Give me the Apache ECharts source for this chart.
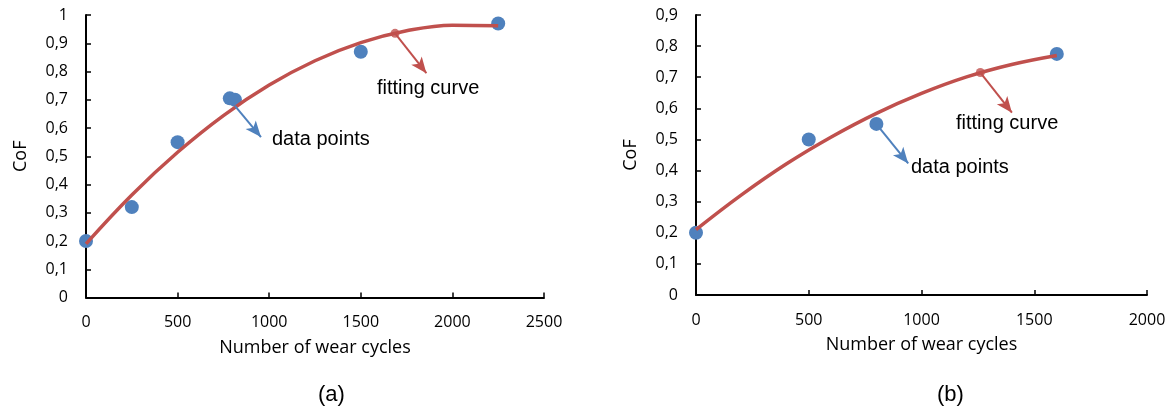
---
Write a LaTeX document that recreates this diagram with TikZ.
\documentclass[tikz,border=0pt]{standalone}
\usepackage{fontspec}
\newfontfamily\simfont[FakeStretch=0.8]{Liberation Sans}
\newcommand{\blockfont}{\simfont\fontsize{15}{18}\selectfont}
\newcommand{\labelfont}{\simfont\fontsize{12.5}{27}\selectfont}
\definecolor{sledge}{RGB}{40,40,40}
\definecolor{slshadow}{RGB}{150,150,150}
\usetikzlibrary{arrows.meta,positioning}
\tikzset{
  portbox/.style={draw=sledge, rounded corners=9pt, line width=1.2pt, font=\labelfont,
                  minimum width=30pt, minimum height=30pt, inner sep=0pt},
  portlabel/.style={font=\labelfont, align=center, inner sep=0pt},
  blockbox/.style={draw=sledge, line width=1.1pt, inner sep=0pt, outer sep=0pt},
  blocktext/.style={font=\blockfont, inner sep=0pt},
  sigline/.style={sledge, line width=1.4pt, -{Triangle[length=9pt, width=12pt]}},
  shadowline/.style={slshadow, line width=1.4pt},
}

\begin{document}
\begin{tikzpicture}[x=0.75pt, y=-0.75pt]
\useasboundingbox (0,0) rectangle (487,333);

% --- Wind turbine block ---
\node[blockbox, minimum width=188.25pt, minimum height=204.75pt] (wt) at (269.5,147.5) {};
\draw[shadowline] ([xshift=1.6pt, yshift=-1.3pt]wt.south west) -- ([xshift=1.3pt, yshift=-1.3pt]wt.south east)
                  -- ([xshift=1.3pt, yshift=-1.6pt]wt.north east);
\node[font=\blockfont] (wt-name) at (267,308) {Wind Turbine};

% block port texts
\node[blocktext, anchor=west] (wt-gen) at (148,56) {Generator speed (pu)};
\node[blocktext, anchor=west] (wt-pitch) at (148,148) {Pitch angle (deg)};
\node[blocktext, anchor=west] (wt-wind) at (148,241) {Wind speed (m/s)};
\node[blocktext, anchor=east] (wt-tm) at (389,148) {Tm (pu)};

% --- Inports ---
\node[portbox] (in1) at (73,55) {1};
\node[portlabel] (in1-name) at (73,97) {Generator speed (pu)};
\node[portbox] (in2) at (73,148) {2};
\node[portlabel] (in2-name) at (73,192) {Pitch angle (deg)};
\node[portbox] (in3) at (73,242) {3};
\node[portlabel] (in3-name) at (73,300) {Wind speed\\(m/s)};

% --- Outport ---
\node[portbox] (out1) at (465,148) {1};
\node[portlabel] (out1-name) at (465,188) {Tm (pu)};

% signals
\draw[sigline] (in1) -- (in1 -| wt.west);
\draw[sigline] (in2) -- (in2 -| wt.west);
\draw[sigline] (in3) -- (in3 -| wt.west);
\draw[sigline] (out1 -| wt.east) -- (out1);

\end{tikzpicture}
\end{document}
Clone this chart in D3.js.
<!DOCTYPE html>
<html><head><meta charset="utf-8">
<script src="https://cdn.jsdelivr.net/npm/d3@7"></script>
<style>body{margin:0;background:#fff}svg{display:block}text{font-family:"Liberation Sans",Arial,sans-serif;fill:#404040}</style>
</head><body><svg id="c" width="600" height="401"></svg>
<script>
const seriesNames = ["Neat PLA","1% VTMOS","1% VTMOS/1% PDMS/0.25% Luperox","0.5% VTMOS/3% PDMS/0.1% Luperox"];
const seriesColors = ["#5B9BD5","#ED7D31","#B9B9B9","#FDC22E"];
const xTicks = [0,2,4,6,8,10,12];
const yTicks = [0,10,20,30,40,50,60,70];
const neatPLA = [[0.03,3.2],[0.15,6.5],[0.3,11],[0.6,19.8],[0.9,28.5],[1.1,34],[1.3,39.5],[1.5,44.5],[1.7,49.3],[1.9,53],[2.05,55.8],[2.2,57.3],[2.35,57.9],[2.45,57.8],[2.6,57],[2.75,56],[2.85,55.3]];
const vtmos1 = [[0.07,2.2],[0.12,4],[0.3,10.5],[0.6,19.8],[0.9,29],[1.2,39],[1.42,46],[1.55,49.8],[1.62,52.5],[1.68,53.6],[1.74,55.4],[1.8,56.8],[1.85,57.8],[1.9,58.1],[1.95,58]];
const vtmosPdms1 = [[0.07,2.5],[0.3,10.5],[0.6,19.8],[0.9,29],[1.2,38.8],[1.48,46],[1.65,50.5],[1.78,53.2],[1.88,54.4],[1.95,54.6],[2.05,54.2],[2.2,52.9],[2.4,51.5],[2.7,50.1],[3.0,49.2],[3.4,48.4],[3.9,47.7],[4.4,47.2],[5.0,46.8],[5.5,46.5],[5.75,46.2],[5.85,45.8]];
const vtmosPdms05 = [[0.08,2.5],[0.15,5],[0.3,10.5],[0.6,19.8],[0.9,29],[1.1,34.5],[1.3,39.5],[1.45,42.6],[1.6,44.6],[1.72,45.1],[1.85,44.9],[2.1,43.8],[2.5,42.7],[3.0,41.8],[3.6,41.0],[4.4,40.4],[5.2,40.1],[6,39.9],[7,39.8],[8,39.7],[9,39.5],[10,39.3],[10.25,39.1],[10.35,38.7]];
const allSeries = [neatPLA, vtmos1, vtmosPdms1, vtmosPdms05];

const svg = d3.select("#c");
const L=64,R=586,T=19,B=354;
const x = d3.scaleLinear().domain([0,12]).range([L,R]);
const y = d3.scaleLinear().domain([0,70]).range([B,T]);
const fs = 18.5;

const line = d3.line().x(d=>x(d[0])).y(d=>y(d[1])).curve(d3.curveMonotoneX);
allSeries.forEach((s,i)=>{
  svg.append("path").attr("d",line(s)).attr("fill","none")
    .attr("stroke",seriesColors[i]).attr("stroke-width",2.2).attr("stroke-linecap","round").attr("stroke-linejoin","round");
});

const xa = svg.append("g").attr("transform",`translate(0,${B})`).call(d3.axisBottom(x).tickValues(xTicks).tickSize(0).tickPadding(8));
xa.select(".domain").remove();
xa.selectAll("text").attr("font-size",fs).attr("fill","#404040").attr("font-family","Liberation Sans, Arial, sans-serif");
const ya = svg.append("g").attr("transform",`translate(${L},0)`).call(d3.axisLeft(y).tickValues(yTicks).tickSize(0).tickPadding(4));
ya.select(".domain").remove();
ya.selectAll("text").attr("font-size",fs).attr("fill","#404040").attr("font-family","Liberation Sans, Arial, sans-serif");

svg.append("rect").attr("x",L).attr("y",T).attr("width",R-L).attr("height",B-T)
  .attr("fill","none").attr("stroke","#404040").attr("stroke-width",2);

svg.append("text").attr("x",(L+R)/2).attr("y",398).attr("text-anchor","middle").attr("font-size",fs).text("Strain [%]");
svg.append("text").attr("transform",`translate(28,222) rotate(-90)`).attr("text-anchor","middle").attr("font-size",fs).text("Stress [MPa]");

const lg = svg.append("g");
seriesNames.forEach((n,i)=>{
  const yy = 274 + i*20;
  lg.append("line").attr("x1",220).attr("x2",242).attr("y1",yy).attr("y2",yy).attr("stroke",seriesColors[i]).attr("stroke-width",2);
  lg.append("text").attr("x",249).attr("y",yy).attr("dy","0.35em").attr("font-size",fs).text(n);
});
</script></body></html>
==
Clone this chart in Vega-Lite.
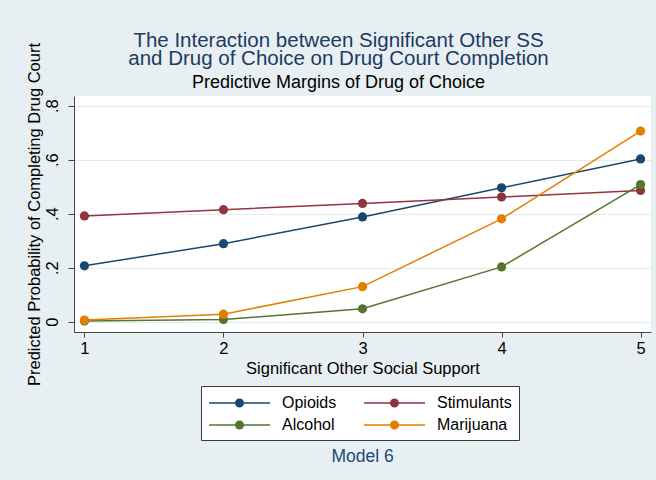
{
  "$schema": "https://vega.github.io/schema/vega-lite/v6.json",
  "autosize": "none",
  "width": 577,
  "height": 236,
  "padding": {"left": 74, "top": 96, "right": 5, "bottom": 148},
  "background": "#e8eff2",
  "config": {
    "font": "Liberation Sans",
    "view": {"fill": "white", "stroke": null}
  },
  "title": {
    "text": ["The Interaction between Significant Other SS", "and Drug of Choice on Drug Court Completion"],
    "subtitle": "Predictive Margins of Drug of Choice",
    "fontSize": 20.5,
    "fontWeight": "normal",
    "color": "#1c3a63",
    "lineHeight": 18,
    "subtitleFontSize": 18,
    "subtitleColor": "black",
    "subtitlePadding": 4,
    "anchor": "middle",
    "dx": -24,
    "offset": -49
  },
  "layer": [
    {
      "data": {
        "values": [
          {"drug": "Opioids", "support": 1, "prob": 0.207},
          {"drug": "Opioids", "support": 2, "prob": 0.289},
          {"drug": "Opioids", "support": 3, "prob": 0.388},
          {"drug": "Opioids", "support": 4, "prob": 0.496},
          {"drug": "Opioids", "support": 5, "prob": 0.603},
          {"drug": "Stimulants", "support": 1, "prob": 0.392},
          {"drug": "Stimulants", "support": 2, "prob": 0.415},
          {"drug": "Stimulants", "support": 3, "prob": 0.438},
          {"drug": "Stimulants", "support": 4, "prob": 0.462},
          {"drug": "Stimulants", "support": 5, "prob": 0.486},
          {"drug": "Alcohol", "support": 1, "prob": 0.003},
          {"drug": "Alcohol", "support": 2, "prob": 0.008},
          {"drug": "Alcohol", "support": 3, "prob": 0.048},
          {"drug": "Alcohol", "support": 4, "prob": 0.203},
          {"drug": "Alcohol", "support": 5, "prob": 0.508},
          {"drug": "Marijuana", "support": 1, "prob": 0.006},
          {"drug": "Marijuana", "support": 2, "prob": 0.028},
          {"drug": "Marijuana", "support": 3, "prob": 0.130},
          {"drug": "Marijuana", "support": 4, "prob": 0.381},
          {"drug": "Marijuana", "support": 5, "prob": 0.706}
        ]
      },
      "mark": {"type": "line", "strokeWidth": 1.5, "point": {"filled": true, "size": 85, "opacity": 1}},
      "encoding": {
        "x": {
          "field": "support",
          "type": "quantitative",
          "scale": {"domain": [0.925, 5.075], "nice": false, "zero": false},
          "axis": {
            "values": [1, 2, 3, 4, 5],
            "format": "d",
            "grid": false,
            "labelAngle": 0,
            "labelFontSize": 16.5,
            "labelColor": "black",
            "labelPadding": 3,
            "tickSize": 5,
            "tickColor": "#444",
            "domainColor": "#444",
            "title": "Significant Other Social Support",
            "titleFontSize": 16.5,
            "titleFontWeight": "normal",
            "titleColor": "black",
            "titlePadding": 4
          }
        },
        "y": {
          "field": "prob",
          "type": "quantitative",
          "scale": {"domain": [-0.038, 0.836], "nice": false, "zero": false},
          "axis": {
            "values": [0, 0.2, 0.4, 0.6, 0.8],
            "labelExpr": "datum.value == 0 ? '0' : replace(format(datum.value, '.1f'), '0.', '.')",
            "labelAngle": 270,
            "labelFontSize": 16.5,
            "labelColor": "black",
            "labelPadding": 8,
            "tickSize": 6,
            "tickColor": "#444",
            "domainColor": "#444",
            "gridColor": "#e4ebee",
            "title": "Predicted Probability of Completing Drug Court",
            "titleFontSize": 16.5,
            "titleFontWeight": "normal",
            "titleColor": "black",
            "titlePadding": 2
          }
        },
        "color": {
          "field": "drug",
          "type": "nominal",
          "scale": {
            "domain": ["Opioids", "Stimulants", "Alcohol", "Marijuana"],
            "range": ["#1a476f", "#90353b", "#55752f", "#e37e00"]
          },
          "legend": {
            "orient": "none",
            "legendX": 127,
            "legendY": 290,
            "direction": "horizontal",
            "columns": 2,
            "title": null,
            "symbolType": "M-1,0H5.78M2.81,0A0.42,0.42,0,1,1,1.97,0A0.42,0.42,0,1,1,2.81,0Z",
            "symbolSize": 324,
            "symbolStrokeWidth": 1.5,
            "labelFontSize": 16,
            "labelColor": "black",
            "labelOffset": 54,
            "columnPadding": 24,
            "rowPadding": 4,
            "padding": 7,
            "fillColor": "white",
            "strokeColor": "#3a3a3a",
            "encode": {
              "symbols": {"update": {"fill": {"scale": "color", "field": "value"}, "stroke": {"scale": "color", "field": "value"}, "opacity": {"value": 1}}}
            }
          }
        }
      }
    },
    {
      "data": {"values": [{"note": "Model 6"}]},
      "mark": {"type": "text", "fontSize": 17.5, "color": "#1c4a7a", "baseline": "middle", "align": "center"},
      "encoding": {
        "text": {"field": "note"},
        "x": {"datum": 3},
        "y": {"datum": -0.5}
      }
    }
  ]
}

# [Aim of the task]
Exactly as written, return the lines from the line containing "Write a LaTeX" through the line containing "(0,0) rectangle (487,333);", both included.

# [Completed task]
Write a LaTeX document that recreates this diagram with TikZ.
\documentclass[tikz,border=0pt]{standalone}
\usepackage{fontspec}
\newfontfamily\simfont[FakeStretch=0.8]{Liberation Sans}
\newcommand{\blockfont}{\simfont\fontsize{15}{18}\selectfont}
\newcommand{\labelfont}{\simfont\fontsize{12.5}{27}\selectfont}
\definecolor{sledge}{RGB}{40,40,40}
\definecolor{slshadow}{RGB}{150,150,150}
\usetikzlibrary{arrows.meta,positioning}
\tikzset{
  portbox/.style={draw=sledge, rounded corners=9pt, line width=1.2pt, font=\labelfont,
                  minimum width=30pt, minimum height=30pt, inner sep=0pt},
  portlabel/.style={font=\labelfont, align=center, inner sep=0pt},
  blockbox/.style={draw=sledge, line width=1.1pt, inner sep=0pt, outer sep=0pt},
  blocktext/.style={font=\blockfont, inner sep=0pt},
  sigline/.style={sledge, line width=1.4pt, -{Triangle[length=9pt, width=12pt]}},
  shadowline/.style={slshadow, line width=1.4pt},
}

\begin{document}
\begin{tikzpicture}[x=0.75pt, y=-0.75pt]
\useasboundingbox (0,0) rectangle (487,333);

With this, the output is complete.